Tampoco se puede hacer
de lado que aun y cuando el PAN pareciera ser el gran ganador de esta contienda,
y del desbordado entusiasmo de su lider nacional Ricardo Anaya que claramente
raya en la arrogancia, hay que precisar que de las siete victorias, sólo tres
fueron con candidatos de origen y formación panista, en Chihuahua, Tamaulipas y
Aguascalientes.
En los otros tres
casos, Durango, Quintana Roo y Veracruz, los candidatos provenían de escisiones
al interior del PRI y en alianza con el PRD. Sólo en Puebla se puede distinguir
un triunfo, con base en un régimen estatal que en su momento también fue producto
de un desprendimiento priísta.
Esta situación hace
inferir que al menos en esas tres entidades la comunidad local no votó por la
plataforma panista, ni por su ideología o preceptos, sino que lo hizo en cada
caso de acuerdo con circunstancias locales muy particulares.
En contraparte, el
mismo PAN pierde las gubernaturas de Oaxaca y Sinaloa a manos del PRI, por las
mismas razones por las cuales ganó en los estados que apuntábamos anteriormente.
Al menos en esos
estados, no se puede hablar de una autentica alternancia, más aún si los
triunfos se obtienen con las banderas del PAN y el PRD para que al final de
cuentas terminen gobernando ex priístas.
De ello se deriva que
el mensaje de la sociedad está orientado a señalar y reprobar qué es lo que ya
no funciona, no es una tendencia específica en favor de ninguna fuerza
política.

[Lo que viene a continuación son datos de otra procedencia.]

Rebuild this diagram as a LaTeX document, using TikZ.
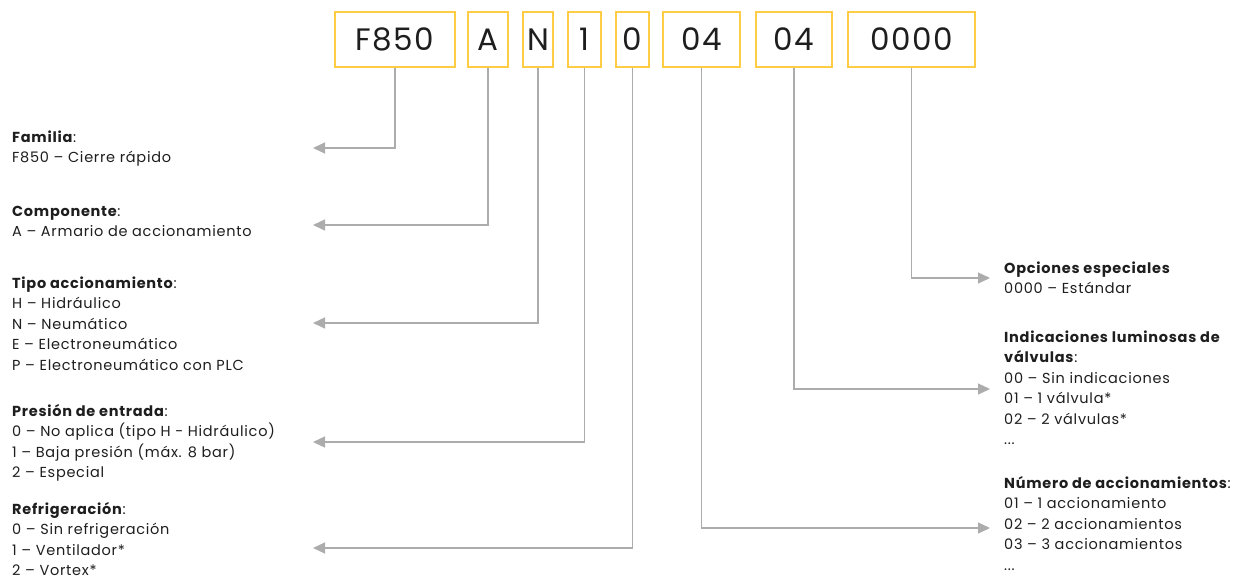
\documentclass[tikz,border=0pt]{standalone}
\usepackage{fontspec}
\setmainfont{Poppins}[LetterSpace=5]
\usetikzlibrary{arrows.meta}
\definecolor{boxyellow}{RGB}{255,204,70}
\definecolor{linegray}{RGB}{172,172,172}
\definecolor{txt}{RGB}{30,30,30}
\newcommand{\hd}[1]{\textbf{#1}}

\begin{document}
\begin{tikzpicture}[x=1pt,y=-1pt,
  codebox/.style={draw=boxyellow, line width=1.2pt, minimum height=55pt,
    inner sep=0pt, text=txt, font=\fontsize{31}{36}\selectfont},
  conn/.style={draw=linegray, line width=1.3pt,
    -{Triangle[length=12pt,width=11pt]}, color=linegray},
  desc/.style={align=left, anchor=base west, inner sep=0pt, text=txt,
    font=\fontsize{14.5}{20.5}\selectfont}]

\useasboundingbox (0,0) rectangle (1239,587);

% code boxes
\node[codebox, minimum width=120pt] (bfam)  at (395,39.5)   {F850};
\node[codebox, minimum width=40pt]  (bcomp) at (488,39.5)   {A};
\node[codebox, minimum width=30pt]  (btipo) at (538,39.5)   {N};
\node[codebox, minimum width=33pt]  (bpres) at (584.5,39.5) {1};
\node[codebox, minimum width=33pt]  (brefr) at (632.5,39.5) {0};
\node[codebox, minimum width=77pt]  (bnum)  at (701.5,39.5) {04};
\node[codebox, minimum width=76pt]  (bind)  at (794,39.5)   {04};
\node[codebox, minimum width=127pt] (bopc)  at (911.5,39.5) {0000};

% left texts (anchored at the base of the last line)
\node[desc] (tfam) at (12,162.5) {\hd{Familia}:\\F850 -- Cierre rápido};
\node[desc] (tcomp) at (12,236.5) {\hd{Componente}:\\A -- Armario de accionamiento};
\node[desc] (ttipo) at (12,370) {\hd{Tipo accionamiento}:\\H -- Hidráulico\\N -- Neumático\\E -- Electroneumático\\P -- Electroneumático con PLC};
\node[desc] (tpres) at (12,477.5) {\hd{Presión de entrada}:\\0 -- No aplica (tipo H - Hidráulico)\\1 -- Baja presión (máx. 8 bar)\\2 -- Especial};
\node[desc] (trefr) at (12,575.5) {\hd{Refrigeración}:\\0 -- Sin refrigeración\\1 -- Ventilador*\\2 -- Vortex*};

% right texts
\node[desc] (topc) at (1004,293.5) {\hd{Opciones especiales}\\0000 -- Estándar};
\node[desc] (tind) at (1004,444.5) {\hd{Indicaciones luminosas de}\\\hd{válvulas}:\\00 -- Sin indicaciones\\01 -- 1 válvula*\\02 -- 2 válvulas*\\...};
\node[desc] (tnum) at (1004,570) {\hd{Número de accionamientos}:\\01 -- 1 accionamiento\\02 -- 2 accionamientos\\03 -- 3 accionamientos\\...};

% arrow ends
\coordinate (efam)  at (313,148);
\coordinate (ecomp) at (313,225);
\coordinate (etipo) at (313,323);
\coordinate (epres) at (313,442);
\coordinate (erefr) at (313,548);
\coordinate (eopc)  at (990,278);
\coordinate (eind)  at (990,389);
\coordinate (enum)  at (990,528);

\draw[conn] (bfam.south)  |- (efam);
\draw[conn] (bcomp.south) |- (ecomp);
\draw[conn] (btipo.south) |- (etipo);
\draw[conn] (bpres.south) |- (epres);
\draw[conn] (brefr.south) |- (erefr);
\draw[conn] (bopc.south)  |- (eopc);
\draw[conn] (bind.south)  |- (eind);
\draw[conn] (bnum.south)  |- (enum);

\end{tikzpicture}
\end{document}
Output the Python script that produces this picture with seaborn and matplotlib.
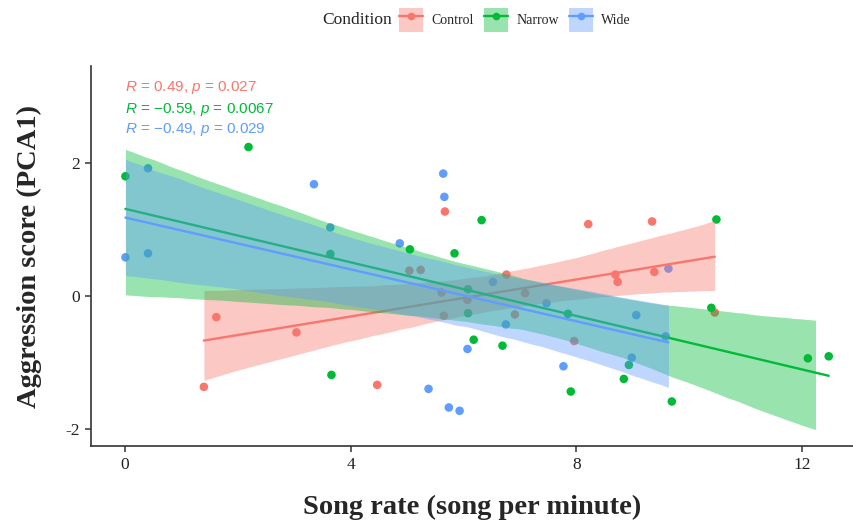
import numpy as np
import pandas as pd
import matplotlib
matplotlib.use("Agg")
import matplotlib.pyplot as plt
import seaborn as sns
from matplotlib.patches import Patch, Rectangle
from matplotlib.lines import Line2D

# ---------------- data ----------------
conditions = ["Control", "Narrow", "Wide"]
palette = ["#F8766D", "#00BA38", "#619CFF"]

control_x = [1.40, 1.62, 3.04, 4.47, 5.67, 5.04, 5.24, 6.76, 5.61, 6.07,
             7.09, 5.65, 6.91, 7.96, 8.21, 9.34, 8.69, 8.73, 9.38, 10.45]
control_y = [-1.37, -0.32, -0.55, -1.34, 1.27, 0.38, 0.39, 0.32, 0.05, -0.06,
             0.04, -0.30, -0.28, -0.68, 1.08, 1.12, 0.32, 0.21, 0.36, -0.25]

narrow_x = [0.01, 2.19, 3.64, 3.66, 5.05, 5.84, 6.32, 6.08, 6.08, 6.18,
            6.69, 7.85, 7.90, 8.93, 8.84, 9.69, 10.48, 10.39, 12.10, 12.47]
narrow_y = [1.80, 2.24, 0.63, -1.19, 0.70, 0.64, 1.14, 0.10, -0.26, -0.66,
            -0.75, -0.27, -1.44, -1.04, -1.25, -1.59, 1.15, -0.18, -0.94, -0.91]

wide_x = [0.01, 0.41, 0.41, 3.35, 3.64, 4.87, 5.64, 5.66, 6.52, 7.47,
          6.75, 6.07, 5.38, 5.74, 5.93, 7.77, 9.06, 8.98, 9.63, 9.58]
wide_y = [0.58, 1.92, 0.64, 1.68, 1.03, 0.79, 1.84, 1.49, 0.21, -0.11,
          -0.43, -0.80, -1.40, -1.68, -1.73, -1.06, -0.29, -0.93, 0.41, -0.61]

cor_labels = [r"$R$ = 0.49, $p$ = 0.027",
              r"$R$ = $-$0.59, $p$ = 0.0067",
              r"$R$ = $-$0.49, $p$ = 0.029"]

x_ticks = [0, 4, 8, 12]
y_ticks = [-2, 0, 2]
y_tick_labels = ["-2", "0", "2"]
y_scale_min = -2  # lower limit of the y scale: ribbons below it are dropped

x_label = "Song rate (song per minute)"
y_label = "Aggression score (PCA1)"
legend_title = "Condition"

df = pd.DataFrame({
    "rate": control_x + narrow_x + wide_x,
    "score": control_y + narrow_y + wide_y,
    "Condition": ["Control"] * len(control_x) + ["Narrow"] * len(narrow_x) + ["Wide"] * len(wide_x),
})

# ---------------- style ----------------
sns.set_theme(style="white")
plt.rcParams["font.family"] = ["Liberation Serif", "DejaVu Serif"]
plt.rcParams["mathtext.fontset"] = "custom"
plt.rcParams["mathtext.rm"] = "Liberation Sans"
plt.rcParams["mathtext.it"] = "Liberation Sans:italic"
plt.rcParams["mathtext.default"] = "it"

fig = plt.figure(figsize=(8.54, 5.27), dpi=100)
fig.patch.set_facecolor("white")
ax = fig.add_axes([91 / 854, 81 / 527, 762 / 854, 380 / 527])

sns.scatterplot(data=df, x="rate", y="score", hue="Condition",
                hue_order=conditions, palette=palette, s=38, linewidth=0,
                ax=ax, legend=False, zorder=2)

ribbons = []
for i, (cond, col) in enumerate(zip(conditions, palette)):
    sub = df[df["Condition"] == cond]
    nc, nl = len(ax.collections), len(ax.lines)
    sns.regplot(data=sub, x="rate", y="score", scatter=False, color=col,
                ax=ax, truncate=True, n_boot=2000, seed=3,
                line_kws=dict(lw=1.7))
    for c in ax.collections[nc:]:
        c.set_alpha(0.4)
        c.set_linewidth(0)
        c.set_zorder(3 + 2 * i)
        ribbons.append(c)
    for l in ax.lines[nl:]:
        l.set_zorder(4 + 2 * i)

ax.set_xlim(-0.6, 12.9)
ax.set_ylim(-2.26, 3.46)

# drop ribbon parts where the band leaves the y scale (as ggplot does)
x0 = ax.get_xlim()[0]
for c in ribbons:
    verts = c.get_paths()[0].vertices
    bad = verts[verts[:, 1] < y_scale_min, 0]
    if len(bad):
        xcut = bad.min()
        rect = Rectangle((x0 - 1, -100), xcut - x0 + 1, 200,
                         transform=ax.transData)
        c.set_clip_path(rect)

ax.set_xticks(x_ticks)
ax.set_xticklabels([str(t) for t in x_ticks])
ax.set_yticks(y_ticks)
ax.set_yticklabels(y_tick_labels)
ax.tick_params(axis="both", which="major", direction="out", length=4, width=1.1,
               color="#333333", labelsize=12.5, labelcolor="#222222", pad=4,
               left=True, bottom=True)
for s in ["top", "right"]:
    ax.spines[s].set_visible(False)
for s in ["left", "bottom"]:
    ax.spines[s].set_color("#333333")
    ax.spines[s].set_linewidth(1.2)

ax.set_xlabel(x_label, fontsize=20.5, fontweight="bold", labelpad=16)
ax.set_ylabel(y_label, fontsize=20.5, fontweight="bold", labelpad=17)

label_y = [3.13, 2.81, 2.51]
for lab, col, yy in zip(cor_labels, palette, label_y):
    ax.text(0, yy, lab, color=col, fontsize=11, ha="left", va="center",
            family="Liberation Sans", zorder=10)

# legend on top
handles = []
for col in palette:
    handles.append((Patch(facecolor=col, alpha=0.4, linewidth=0),
                    Line2D([], [], color=col, lw=1.7, marker="o",
                           markersize=5.5, markeredgewidth=0)))
fig.text(322 / 854, 1 - 20 / 527, legend_title, fontsize=12.5,
         ha="left", va="center", color="#222222")
fig.legend(handles, conditions, loc="center left",
           bbox_to_anchor=(399 / 854, 1 - 20 / 527), ncol=3, frameon=False,
           borderpad=0, borderaxespad=0, fontsize=10, handlelength=1.75,
           handleheight=2.2, handletextpad=0.6, columnspacing=0.7)

fig.savefig("out.png", dpi=100, facecolor="white")
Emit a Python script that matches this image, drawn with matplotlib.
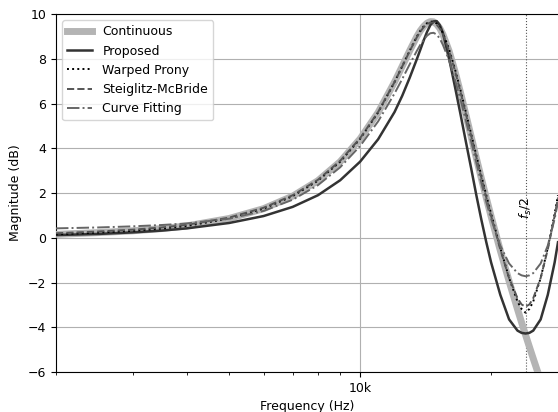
import matplotlib
matplotlib.use("Agg")
import matplotlib.pyplot as plt
from matplotlib.ticker import NullFormatter

# frequency grid (Hz) the curves were read at
freq = [2000, 2500, 3000, 3500, 4000, 5000, 6000, 7000, 8000, 9000,
        10000, 11000, 12000, 12500, 13000, 13500, 13750, 14000, 14250, 14500,
        14750, 15000, 15250, 15500, 16000, 16500, 17000, 17500, 18000, 18500,
        19000, 19500, 20000, 21000, 22000, 23000, 23500, 24000, 24500, 25000,
        26000, 27000, 28000, 28500]

continuous = [0.15, 0.23, 0.31, 0.41, 0.53, 0.86, 1.30, 1.86, 2.55, 3.40,
              4.42, 5.60, 6.96, 7.67, 8.36, 8.99, 9.25, 9.45, 9.59, 9.66,
              9.65, 9.54, 9.36, 9.09, 8.37, 7.48, 6.51, 5.50, 4.52, 3.56,
              2.65, 1.78, 0.96, -0.57, -1.94, -3.19, -3.78, -4.34, -4.88, -5.40,
              -6.39, -7.31, -8.16, -8.58]

proposed = [0.12, 0.17, 0.24, 0.32, 0.42, 0.66, 0.97, 1.38, 1.90, 2.57,
            3.40, 4.40, 5.62, 6.35, 7.15, 7.98, 8.40, 8.82, 9.20, 9.50,
            9.67, 9.68, 9.50, 9.15, 8.05, 6.80, 5.55, 4.30, 3.10, 1.90,
            0.80, -0.20, -1.10, -2.55, -3.65, -4.15, -4.25, -4.28, -4.25, -4.15,
            -3.65, -2.55, -1.10, -0.20]

warped_prony = [0.15, 0.23, 0.31, 0.41, 0.53, 0.86, 1.30, 1.86, 2.55, 3.40,
                4.42, 5.60, 6.96, 7.67, 8.36, 8.99, 9.25, 9.45, 9.59, 9.66,
                9.66, 9.57, 9.40, 9.15, 8.45, 7.58, 6.62, 5.62, 4.64, 3.68,
                2.77, 1.90, 1.08, -0.45, -1.80, -2.85, -3.18, -3.35, -3.18, -2.85,
                -1.80, -0.45, 1.08, 1.90]

steiglitz = [0.20, 0.28, 0.36, 0.46, 0.58, 0.90, 1.34, 1.90, 2.59, 3.44,
             4.45, 5.62, 6.96, 7.66, 8.34, 8.96, 9.21, 9.41, 9.55, 9.62,
             9.62, 9.52, 9.35, 9.09, 8.38, 7.50, 6.54, 5.54, 4.56, 3.60,
             2.68, 1.80, 0.98, -0.52, -1.80, -2.70, -2.98, -3.08, -2.98, -2.70,
             -1.80, -0.52, 0.98, 1.80]

curve_fitting = [0.42, 0.46, 0.51, 0.57, 0.64, 0.85, 1.20, 1.70, 2.35, 3.15,
                 4.10, 5.20, 6.45, 7.10, 7.75, 8.35, 8.62, 8.85, 9.03, 9.14,
                 9.16, 9.08, 8.90, 8.62, 7.95, 7.10, 6.20, 5.25, 4.30, 3.35,
                 2.45, 1.60, 0.85, -0.35, -1.15, -1.58, -1.68, -1.72, -1.68, -1.58,
                 -1.15, -0.35, 0.85, 1.60]

fs = 48000

plt.rcParams['font.family'] = 'DejaVu Sans'
fig = plt.figure(figsize=(5.58, 4.12), dpi=100)
ax = fig.add_axes([56 / 558, 1 - 372 / 412, 1 - 56 / 558, (372 - 14) / 412])

ax.plot(freq, continuous, color='#b4b4b4', lw=5, label='Continuous', zorder=3)
ax.plot(freq, proposed, color='#333333', lw=1.8, label='Proposed', zorder=4)
ax.plot(freq, warped_prony, color='black', lw=1.4, ls=':', label='Warped Prony', zorder=5)
ax.plot(freq, steiglitz, color='#555555', lw=1.4, ls='--', label='Steiglitz-McBride', zorder=5)
ax.plot(freq, curve_fitting, color='#666666', lw=1.4, ls='-.', label='Curve Fitting', zorder=5)

ax.axvline(fs / 2, color='#555555', lw=0.8, ls=':', zorder=2)
ax.text(fs / 2, 1.3, r'$f_s/2$', rotation=90, ha='center', va='center', fontsize=9)

ax.set_xscale('log')
ax.set_xlim(2000, 28500)
ax.set_ylim(-6, 10)
ax.set_yticks(range(-6, 11, 2))
ax.set_xticks([10000])
ax.set_xticklabels(['10k'])
ax.xaxis.set_minor_formatter(NullFormatter())
ax.grid(True, which='major', color='#b0b0b0', lw=0.8)
ax.spines['right'].set_visible(False)
ax.tick_params(labelsize=9)

ax.set_xlabel('Frequency (Hz)', fontsize=9)
ax.set_ylabel('Magnitude (dB)', fontsize=9)
ax.legend(loc='upper left', fontsize=9)

fig.savefig('out.png', dpi=100)
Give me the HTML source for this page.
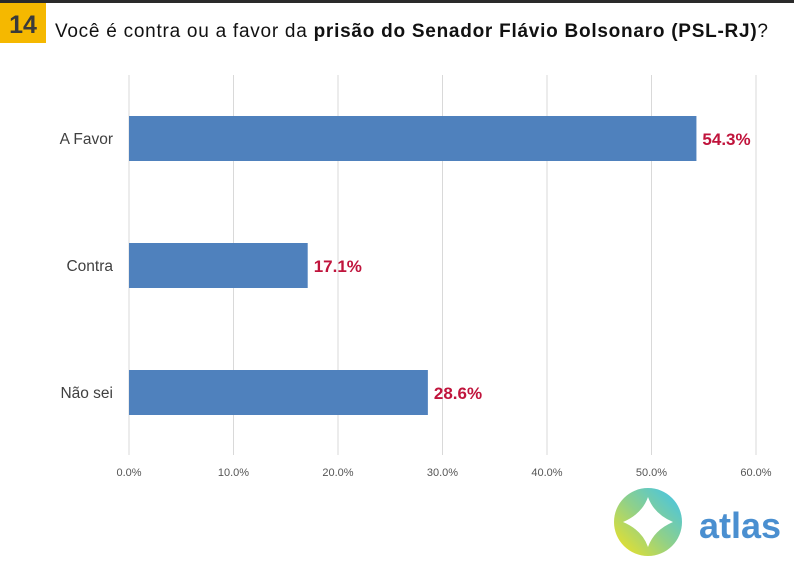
<!DOCTYPE html>
<html><head><meta charset="utf-8"><style>
body{margin:0;width:794px;height:563px;background:#fff;overflow:hidden;font-family:"Liberation Sans",sans-serif}
</style></head><body>
<svg width="794" height="563" xmlns="http://www.w3.org/2000/svg">
<defs><linearGradient id="lg" x1="0" y1="1" x2="1" y2="0"><stop offset="0" stop-color="#f7e31a"/><stop offset="0.5" stop-color="#8fd08a"/><stop offset="1" stop-color="#3cc3f0"/></linearGradient></defs>
<rect x="0" y="0" width="794" height="3" fill="#2a2a2a"/>
<rect x="0" y="3" width="46" height="40" fill="#f5b800"/>
<text x="23" y="33" text-anchor="middle" font-size="25" font-weight="bold" fill="#3a3a3a">14</text>
<text x="55" y="37" font-size="19" fill="#111" textLength="713" lengthAdjust="spacing">Você é contra ou a favor da <tspan font-weight="bold">prisão do Senador Flávio Bolsonaro (PSL-RJ)</tspan>?</text>
<g id="grid"></g><g id="bars"></g><g id="ticks"></g>
<g>
<circle cx="648" cy="522" r="34" fill="url(#lg)"/>
<path d="M648 497 Q654 514 673 522 Q654 530 648 547 Q642 530 623 522 Q642 514 648 497Z" fill="#fff"/>
<text x="699" y="538" font-size="36" font-weight="bold" fill="#4a8fd0">atlas</text>
</g>
</svg>
<script>
const categories=["A Favor","Contra","Não sei"];
const values=[54.3,17.1,28.6];
const ticks=[0,10,20,30,40,50,60];
const tickLabels=["0.0%","10.0%","20.0%","30.0%","40.0%","50.0%","60.0%"];
const NS="http://www.w3.org/2000/svg";
const x=v=>129+v*(756-129)/60;
const yc=i=>138+i*127;
function mk(t,a,p){const e=document.createElementNS(NS,t);for(const k in a)e.setAttribute(k,a[k]);p.appendChild(e);return e;}
const g=document.getElementById('grid'),b=document.getElementById('bars'),tk=document.getElementById('ticks');
ticks.forEach((v,i)=>{
 const l=mk('line',{x1:x(v),x2:x(v),y1:75,y2:455,stroke:'#d9d9d9','stroke-width':1},g);
 
 
 const t=mk('text',{x:x(v),y:476,'text-anchor':'middle','font-size':11,fill:'#555'},tk);
 t.textContent=tickLabels[i];
 
 
});
categories.forEach((c,i)=>{
 const r=mk('rect',{x:x(0),y:yc(i)-22,width:x(values[i])-x(0),height:45,fill:'#4f81bd'},b);
 
 
 const l=mk('text',{x:113,y:yc(i)+6,'text-anchor':'end','font-size':15.5,fill:'#404040'},b);
 l.textContent=c;
 
 
 const v=mk('text',{x:x(values[i])+6,y:yc(i)+7,'font-size':17,'font-weight':'bold',fill:'#c0143c'},b);
 v.textContent=values[i].toFixed(1)+'%';
 
 
});
</script>
</body></html>
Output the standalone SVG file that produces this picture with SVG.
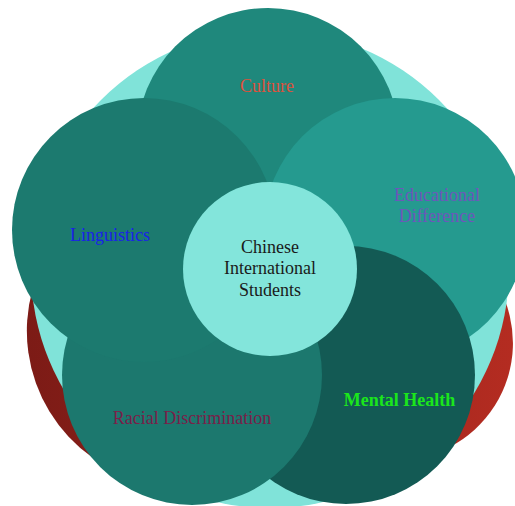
<svg xmlns="http://www.w3.org/2000/svg" width="515" height="506" viewBox="0 0 515 506">
  <defs>
    <linearGradient id="redRing" x1="0" y1="0" x2="1" y2="0">
      <stop offset="0" stop-color="#7C1B16"/>
      <stop offset="1" stop-color="#B42C21"/>
    </linearGradient>
    <style>
      .lbl { font-family: "Liberation Serif", "Times New Roman", serif; font-size: 18px; text-anchor: middle; }
    </style>
  </defs>
  <rect width="515" height="506" fill="#FFFFFF"/>

  <!-- backdrop: red band and pale ring -->
  <g id="backdrop">
    <path d="M44,260 A155,155 0 0 0 120,473 L420,457.5 A117,117 0 0 0 480,261.6 Z" fill="url(#redRing)"/>
    <circle cx="270" cy="269" r="239" fill="#80E3D9"/>
  </g>

  <g id="connectors"/>

  <g id="culture">
    <circle cx="268" cy="139" r="131" fill="#1F887C"/>
    <text class="lbl" x="267" y="92" fill="#DC523C">Culture</text>
  </g>

  <g id="educational-difference">
    <circle cx="395" cy="229" r="131" fill="#259A8F"/>
    <text class="lbl" x="437" y="201" fill="#6F56BC">Educational</text>
    <text class="lbl" x="437" y="222" fill="#6F56BC">Difference</text>
  </g>

  <g id="mental-health">
    <circle cx="346" cy="375" r="129" fill="#135A54"/>
    <text class="lbl" x="399.5" y="406" fill="#1BE61B" font-weight="bold" font-size="17">Mental Health</text>
  </g>

  <g id="racial-discrimination">
    <circle cx="192" cy="375" r="130" fill="#1C786E"/>
    <text class="lbl" x="192" y="424" fill="#7A2049">Racial Discrimination</text>
  </g>

  <g id="linguistics">
    <circle cx="144" cy="230" r="132" fill="#1C7A6F"/>
    <text class="lbl" x="110" y="241" fill="#1A22E8">Linguistics</text>
  </g>

  <g id="chinese-international-students">
    <circle cx="270" cy="269" r="87" fill="#83E5DB"/>
    <text class="lbl" x="270" y="253" fill="#1A1A1A">Chinese</text>
    <text class="lbl" x="270" y="274" fill="#1A1A1A">International</text>
    <text class="lbl" x="270" y="296" fill="#1A1A1A">Students</text>
  </g>
</svg>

El fondo es coyuntural y depende más del juicio al gobierno saliente
que a la oferta del entrante y no es un debate entre izquierdas, centro o
derechas.
Se trata pues, de que
en adelante, los errores ahora sí se pagan y que las elecciones de estado, no
serán más en lo subsecuente garantía de permanencia o impunidad.
Restará ver en lo que
falta el desempeño de estas nuevas administraciones, sin demérito de que el año
entrante habrá elección en el Estado de México, enclave estratégico por ser el
feudo personal del Presidente de la República, pero más aún por ser la entidad
con el mayor padrón de votantes del país, sin dejar de lado que las
gubernaturas de Puebla y Veracruz son sólo por dos años.
En conclusión, el
ejercicio democrático del domingo pasado deja como gran enseñanza, que la
fuerza de la decisión social ha rebasado por fin el monopolio de los partidos.
Ahora los partidos tendrán
el gran reto por delante de entender ese mensaje que de suyo es rotundo y
claro, ya sea para aumentar sus expectativas o de lo contrario provocar una
mayor desilusión, que por consecuencia será factor de sus derrota o victorias.